Iran is establishing military bases in recently seized territory in southern Syria with the support of President Bashar al-Assad and has made clear its desire to seize the country's oil-rich Deir al-Zour province.
A ceasefire deal recently brokered between the United States, Russia, and Jordan to establish a de-escalation zone in the southwestern region bordering Israel and Jordan will do little to constrain Iran's ambitions.
Israeli Prime Minister Benjamin Netanyahu has complained the truce, intended to secure liberated territories from the Assad regime, lacks an adequate enforcement mechanism to keep Iran and Hezbollah from positioning forces in the buffer zone. Russian Foreign Minister Sergei Lavrov said a week after the deal's signing the Kremlin would not force Iran to exit Syria, despite statements to the contrary by the Trump administration.

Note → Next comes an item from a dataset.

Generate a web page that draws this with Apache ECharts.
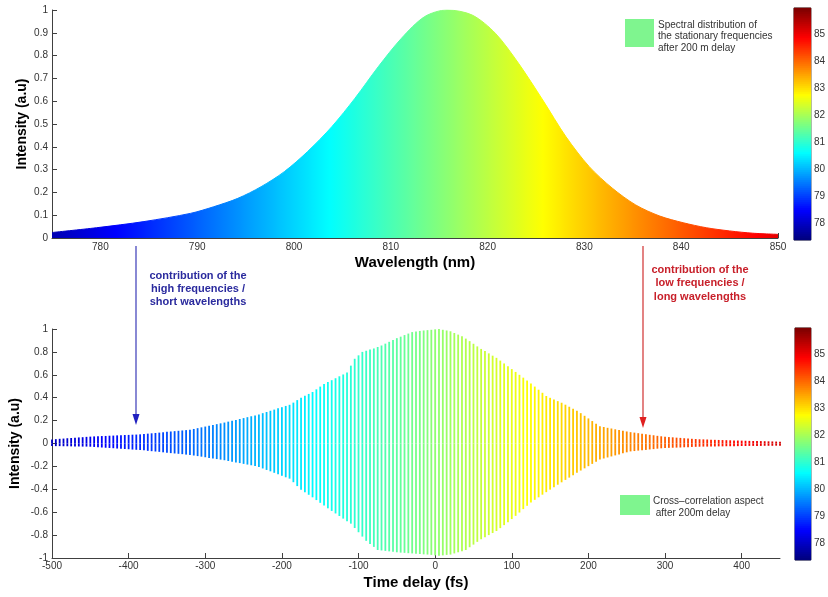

Iran has been racing against U.S.-backed forces to carve out a land corridor connecting Tehran to the Mediterranean. The route would enable Tehran to hold communication lines and more easily move its forces, including the Iranian Revolutionary Guard, Hezbollah, and other Shia militias in the region.
Lacking a coherent strategy proposal from President Donald Trump post-ISIS, a coalition of former senior-level U.S. diplomatic and military officials recently released a series of recommendations for the administration to combat Iran's spread in Syria.
"The United States must impose real obstacles to Tehran's pursuit of total victory by the Assad regime in Syria," said the report by the Jewish Institute for National Security of America. "Any further strategic gains threaten to entrench Tehran as the arbiter of postwar Syria and consolidate its control of a 'land bridge' connecting Iran directly to Lebanon and Hezbollah."
The JINSA task force recommended Trump lay out a decisive strategy in Syria and make clear the United States will maintain troops on the ground and in the air, even after the inevitable fall of ISIS. The administration must make clear the troops will provide security for reconstruction and prevent both the reemergence of the jihadist group and Assad recapturing the entire country.
The Pentagon must also continue to develop the capabilities of those living in areas liberated by U.S.-backed troops to help local forces, primarily the Syrian Democratic Forces, hold strategic territory.
Third, the U.S. must coordinate with regional allies to prevent Iranian weapons proliferation through Syria. The task force recommended Trump do this by escalating maritime monitoring and efforts to interdict shipments from Iran to Syria.
Retired Air Force Gen. Charles Wald, who co-chairs the task force, said the success or failure of Iran in Syria is dependent upon a U.S. strategy.
"We've got to show leadership, I don't care if people say we're too involved, we don't have a choice," Wald to the Washington Free Beacon. "The world is what it is and we've got to be involved and we've got to lead the solution."
Daveed Gartenstein-Ross, a senior fellow at the Foundation for the Defense of Democracies, said while the lack of a U.S. strategy certainly helped Iran gain power, it's unlikely the Trump administration will be able to prevent Tehran from expanding its influence in the near-to-medium term.
"Iran has basically created its own foreign legion," he said. "You've had a variety of Shia militias from other countries, including from Afghanistan, Pakistan, Bahrain, and elsewhere, come to the Syrian-Iraq theatre to aid in the fighting, not just against ISIS, but also to aid the fight for Assad. That's something which gives it the ability to project power significantly."
That's not to say Trump should abandon Syria entirely. Gartenstein-Ross said the United States needs a clear strategy in the region to succeed in the long run.